▶ REQUIRED TASK: Reproduce all of the material exactly as shown.
------------------------------------------------
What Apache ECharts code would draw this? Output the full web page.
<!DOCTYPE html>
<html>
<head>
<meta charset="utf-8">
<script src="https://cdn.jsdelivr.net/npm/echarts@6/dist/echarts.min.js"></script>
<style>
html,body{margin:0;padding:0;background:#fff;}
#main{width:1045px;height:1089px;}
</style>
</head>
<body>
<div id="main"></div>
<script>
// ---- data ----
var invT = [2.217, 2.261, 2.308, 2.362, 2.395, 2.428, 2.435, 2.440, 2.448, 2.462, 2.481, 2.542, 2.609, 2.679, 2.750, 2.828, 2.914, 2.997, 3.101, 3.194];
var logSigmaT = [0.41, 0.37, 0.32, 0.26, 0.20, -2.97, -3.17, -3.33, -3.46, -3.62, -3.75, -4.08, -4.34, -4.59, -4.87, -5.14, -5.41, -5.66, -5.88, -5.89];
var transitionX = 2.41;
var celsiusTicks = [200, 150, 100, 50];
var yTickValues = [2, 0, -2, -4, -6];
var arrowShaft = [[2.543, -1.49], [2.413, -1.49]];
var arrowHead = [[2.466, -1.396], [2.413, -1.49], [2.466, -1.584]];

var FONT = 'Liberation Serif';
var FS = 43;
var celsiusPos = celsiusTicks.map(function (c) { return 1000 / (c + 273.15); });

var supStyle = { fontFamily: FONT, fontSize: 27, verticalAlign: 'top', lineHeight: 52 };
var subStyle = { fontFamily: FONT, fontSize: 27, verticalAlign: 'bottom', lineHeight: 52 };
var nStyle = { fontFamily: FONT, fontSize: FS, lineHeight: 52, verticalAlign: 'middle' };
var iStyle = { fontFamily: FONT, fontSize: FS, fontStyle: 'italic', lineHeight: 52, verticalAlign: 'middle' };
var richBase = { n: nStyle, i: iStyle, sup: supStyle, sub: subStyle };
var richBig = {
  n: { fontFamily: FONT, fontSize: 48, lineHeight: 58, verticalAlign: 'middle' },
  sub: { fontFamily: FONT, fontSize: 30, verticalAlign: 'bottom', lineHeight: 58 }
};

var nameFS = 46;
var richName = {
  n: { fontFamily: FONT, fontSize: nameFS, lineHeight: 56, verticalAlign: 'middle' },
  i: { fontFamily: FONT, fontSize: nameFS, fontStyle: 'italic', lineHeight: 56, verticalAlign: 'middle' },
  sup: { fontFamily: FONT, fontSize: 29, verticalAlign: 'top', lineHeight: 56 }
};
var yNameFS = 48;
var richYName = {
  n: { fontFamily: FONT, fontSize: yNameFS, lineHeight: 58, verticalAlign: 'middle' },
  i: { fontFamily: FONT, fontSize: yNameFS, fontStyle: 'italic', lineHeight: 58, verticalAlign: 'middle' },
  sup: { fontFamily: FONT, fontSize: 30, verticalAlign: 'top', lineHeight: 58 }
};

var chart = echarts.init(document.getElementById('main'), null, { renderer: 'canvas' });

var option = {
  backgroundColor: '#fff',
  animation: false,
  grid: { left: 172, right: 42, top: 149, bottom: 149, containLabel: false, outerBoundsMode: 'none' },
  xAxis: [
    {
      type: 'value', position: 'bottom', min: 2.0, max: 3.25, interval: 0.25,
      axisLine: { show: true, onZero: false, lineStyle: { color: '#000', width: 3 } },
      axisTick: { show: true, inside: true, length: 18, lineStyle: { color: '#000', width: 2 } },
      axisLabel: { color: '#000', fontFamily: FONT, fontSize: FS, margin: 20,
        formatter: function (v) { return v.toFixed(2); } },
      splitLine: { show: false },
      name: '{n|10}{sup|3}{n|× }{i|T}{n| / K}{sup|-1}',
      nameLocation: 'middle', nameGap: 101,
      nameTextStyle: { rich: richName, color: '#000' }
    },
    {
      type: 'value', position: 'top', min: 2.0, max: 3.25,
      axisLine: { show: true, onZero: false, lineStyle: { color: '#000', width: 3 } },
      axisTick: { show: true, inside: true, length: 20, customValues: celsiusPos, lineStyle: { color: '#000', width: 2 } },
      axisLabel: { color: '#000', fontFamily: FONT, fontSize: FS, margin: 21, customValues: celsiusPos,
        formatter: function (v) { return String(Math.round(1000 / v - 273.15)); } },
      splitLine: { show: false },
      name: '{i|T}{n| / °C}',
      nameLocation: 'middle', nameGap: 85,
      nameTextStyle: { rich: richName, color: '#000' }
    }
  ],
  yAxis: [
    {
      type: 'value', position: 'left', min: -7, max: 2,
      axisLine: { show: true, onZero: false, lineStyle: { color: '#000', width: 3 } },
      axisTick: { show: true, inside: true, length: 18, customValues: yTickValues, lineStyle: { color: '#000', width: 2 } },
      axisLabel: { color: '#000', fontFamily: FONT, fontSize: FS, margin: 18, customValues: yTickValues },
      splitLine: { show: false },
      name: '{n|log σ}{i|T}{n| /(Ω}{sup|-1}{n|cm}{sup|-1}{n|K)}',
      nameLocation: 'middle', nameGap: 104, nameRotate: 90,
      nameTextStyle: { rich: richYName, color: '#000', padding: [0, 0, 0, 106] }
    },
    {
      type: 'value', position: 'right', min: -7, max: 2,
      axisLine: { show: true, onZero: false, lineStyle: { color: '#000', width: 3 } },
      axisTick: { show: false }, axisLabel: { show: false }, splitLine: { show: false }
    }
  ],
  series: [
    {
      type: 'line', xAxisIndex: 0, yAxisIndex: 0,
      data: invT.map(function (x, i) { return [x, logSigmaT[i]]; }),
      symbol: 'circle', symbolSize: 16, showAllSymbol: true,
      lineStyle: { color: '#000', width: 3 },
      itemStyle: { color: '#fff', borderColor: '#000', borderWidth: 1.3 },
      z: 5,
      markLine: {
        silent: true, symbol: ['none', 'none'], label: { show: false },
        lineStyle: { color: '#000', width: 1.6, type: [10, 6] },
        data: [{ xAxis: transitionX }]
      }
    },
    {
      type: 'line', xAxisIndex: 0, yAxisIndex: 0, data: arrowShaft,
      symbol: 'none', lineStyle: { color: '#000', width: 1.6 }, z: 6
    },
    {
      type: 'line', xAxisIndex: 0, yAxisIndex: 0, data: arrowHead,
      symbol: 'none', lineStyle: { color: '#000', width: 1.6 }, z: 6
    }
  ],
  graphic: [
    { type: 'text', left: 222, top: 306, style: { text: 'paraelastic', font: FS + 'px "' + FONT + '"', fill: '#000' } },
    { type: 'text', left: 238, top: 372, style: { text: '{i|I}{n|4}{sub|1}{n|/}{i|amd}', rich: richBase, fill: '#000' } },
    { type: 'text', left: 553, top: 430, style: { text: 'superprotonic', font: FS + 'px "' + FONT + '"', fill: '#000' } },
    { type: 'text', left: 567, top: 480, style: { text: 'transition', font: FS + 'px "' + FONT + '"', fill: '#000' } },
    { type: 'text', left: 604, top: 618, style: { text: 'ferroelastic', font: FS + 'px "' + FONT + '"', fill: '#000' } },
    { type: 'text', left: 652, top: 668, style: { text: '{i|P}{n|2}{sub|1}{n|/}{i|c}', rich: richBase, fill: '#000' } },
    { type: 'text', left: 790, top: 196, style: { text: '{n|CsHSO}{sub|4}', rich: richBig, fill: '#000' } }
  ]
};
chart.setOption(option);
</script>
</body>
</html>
------------------------------------------------
▶ COMPLETE RESPONSE:
What Apache ECharts code would draw this? Output the full web page.
<!DOCTYPE html>
<html>
<head>
<meta charset="utf-8">
<script src="https://cdn.jsdelivr.net/npm/echarts@6/dist/echarts.min.js"></script>
<style>
html,body{margin:0;padding:0;background:#fff;}
#main{width:1045px;height:1089px;}
</style>
</head>
<body>
<div id="main"></div>
<script>
// ---- data ----
var invT = [2.217, 2.261, 2.308, 2.362, 2.395, 2.428, 2.435, 2.440, 2.448, 2.462, 2.481, 2.542, 2.609, 2.679, 2.750, 2.828, 2.914, 2.997, 3.101, 3.194];
var logSigmaT = [0.41, 0.37, 0.32, 0.26, 0.20, -2.97, -3.17, -3.33, -3.46, -3.62, -3.75, -4.08, -4.34, -4.59, -4.87, -5.14, -5.41, -5.66, -5.88, -5.89];
var transitionX = 2.41;
var celsiusTicks = [200, 150, 100, 50];
var yTickValues = [2, 0, -2, -4, -6];
var arrowShaft = [[2.543, -1.49], [2.413, -1.49]];
var arrowHead = [[2.466, -1.396], [2.413, -1.49], [2.466, -1.584]];

var FONT = 'Liberation Serif';
var FS = 43;
var celsiusPos = celsiusTicks.map(function (c) { return 1000 / (c + 273.15); });

var supStyle = { fontFamily: FONT, fontSize: 27, verticalAlign: 'top', lineHeight: 52 };
var subStyle = { fontFamily: FONT, fontSize: 27, verticalAlign: 'bottom', lineHeight: 52 };
var nStyle = { fontFamily: FONT, fontSize: FS, lineHeight: 52, verticalAlign: 'middle' };
var iStyle = { fontFamily: FONT, fontSize: FS, fontStyle: 'italic', lineHeight: 52, verticalAlign: 'middle' };
var richBase = { n: nStyle, i: iStyle, sup: supStyle, sub: subStyle };
var richBig = {
  n: { fontFamily: FONT, fontSize: 48, lineHeight: 58, verticalAlign: 'middle' },
  sub: { fontFamily: FONT, fontSize: 30, verticalAlign: 'bottom', lineHeight: 58 }
};

var nameFS = 46;
var richName = {
  n: { fontFamily: FONT, fontSize: nameFS, lineHeight: 56, verticalAlign: 'middle' },
  i: { fontFamily: FONT, fontSize: nameFS, fontStyle: 'italic', lineHeight: 56, verticalAlign: 'middle' },
  sup: { fontFamily: FONT, fontSize: 29, verticalAlign: 'top', lineHeight: 56 }
};
var yNameFS = 48;
var richYName = {
  n: { fontFamily: FONT, fontSize: yNameFS, lineHeight: 58, verticalAlign: 'middle' },
  i: { fontFamily: FONT, fontSize: yNameFS, fontStyle: 'italic', lineHeight: 58, verticalAlign: 'middle' },
  sup: { fontFamily: FONT, fontSize: 30, verticalAlign: 'top', lineHeight: 58 }
};

var chart = echarts.init(document.getElementById('main'), null, { renderer: 'canvas' });

var option = {
  backgroundColor: '#fff',
  animation: false,
  grid: { left: 172, right: 42, top: 149, bottom: 149, containLabel: false, outerBoundsMode: 'none' },
  xAxis: [
    {
      type: 'value', position: 'bottom', min: 2.0, max: 3.25, interval: 0.25,
      axisLine: { show: true, onZero: false, lineStyle: { color: '#000', width: 3 } },
      axisTick: { show: true, inside: true, length: 18, lineStyle: { color: '#000', width: 2 } },
      axisLabel: { color: '#000', fontFamily: FONT, fontSize: FS, margin: 20,
        formatter: function (v) { return v.toFixed(2); } },
      splitLine: { show: false },
      name: '{n|10}{sup|3}{n|× }{i|T}{n| / K}{sup|-1}',
      nameLocation: 'middle', nameGap: 101,
      nameTextStyle: { rich: richName, color: '#000' }
    },
    {
      type: 'value', position: 'top', min: 2.0, max: 3.25,
      axisLine: { show: true, onZero: false, lineStyle: { color: '#000', width: 3 } },
      axisTick: { show: true, inside: true, length: 20, customValues: celsiusPos, lineStyle: { color: '#000', width: 2 } },
      axisLabel: { color: '#000', fontFamily: FONT, fontSize: FS, margin: 21, customValues: celsiusPos,
        formatter: function (v) { return String(Math.round(1000 / v - 273.15)); } },
      splitLine: { show: false },
      name: '{i|T}{n| / °C}',
      nameLocation: 'middle', nameGap: 85,
      nameTextStyle: { rich: richName, color: '#000' }
    }
  ],
  yAxis: [
    {
      type: 'value', position: 'left', min: -7, max: 2,
      axisLine: { show: true, onZero: false, lineStyle: { color: '#000', width: 3 } },
      axisTick: { show: true, inside: true, length: 18, customValues: yTickValues, lineStyle: { color: '#000', width: 2 } },
      axisLabel: { color: '#000', fontFamily: FONT, fontSize: FS, margin: 18, customValues: yTickValues },
      splitLine: { show: false },
      name: '{n|log σ}{i|T}{n| /(Ω}{sup|-1}{n|cm}{sup|-1}{n|K)}',
      nameLocation: 'middle', nameGap: 104, nameRotate: 90,
      nameTextStyle: { rich: richYName, color: '#000', padding: [0, 0, 0, 106] }
    },
    {
      type: 'value', position: 'right', min: -7, max: 2,
      axisLine: { show: true, onZero: false, lineStyle: { color: '#000', width: 3 } },
      axisTick: { show: false }, axisLabel: { show: false }, splitLine: { show: false }
    }
  ],
  series: [
    {
      type: 'line', xAxisIndex: 0, yAxisIndex: 0,
      data: invT.map(function (x, i) { return [x, logSigmaT[i]]; }),
      symbol: 'circle', symbolSize: 16, showAllSymbol: true,
      lineStyle: { color: '#000', width: 3 },
      itemStyle: { color: '#fff', borderColor: '#000', borderWidth: 1.3 },
      z: 5,
      markLine: {
        silent: true, symbol: ['none', 'none'], label: { show: false },
        lineStyle: { color: '#000', width: 1.6, type: [10, 6] },
        data: [{ xAxis: transitionX }]
      }
    },
    {
      type: 'line', xAxisIndex: 0, yAxisIndex: 0, data: arrowShaft,
      symbol: 'none', lineStyle: { color: '#000', width: 1.6 }, z: 6
    },
    {
      type: 'line', xAxisIndex: 0, yAxisIndex: 0, data: arrowHead,
      symbol: 'none', lineStyle: { color: '#000', width: 1.6 }, z: 6
    }
  ],
  graphic: [
    { type: 'text', left: 222, top: 306, style: { text: 'paraelastic', font: FS + 'px "' + FONT + '"', fill: '#000' } },
    { type: 'text', left: 238, top: 372, style: { text: '{i|I}{n|4}{sub|1}{n|/}{i|amd}', rich: richBase, fill: '#000' } },
    { type: 'text', left: 553, top: 430, style: { text: 'superprotonic', font: FS + 'px "' + FONT + '"', fill: '#000' } },
    { type: 'text', left: 567, top: 480, style: { text: 'transition', font: FS + 'px "' + FONT + '"', fill: '#000' } },
    { type: 'text', left: 604, top: 618, style: { text: 'ferroelastic', font: FS + 'px "' + FONT + '"', fill: '#000' } },
    { type: 'text', left: 652, top: 668, style: { text: '{i|P}{n|2}{sub|1}{n|/}{i|c}', rich: richBase, fill: '#000' } },
    { type: 'text', left: 790, top: 196, style: { text: '{n|CsHSO}{sub|4}', rich: richBig, fill: '#000' } }
  ]
};
chart.setOption(option);
</script>
</body>
</html>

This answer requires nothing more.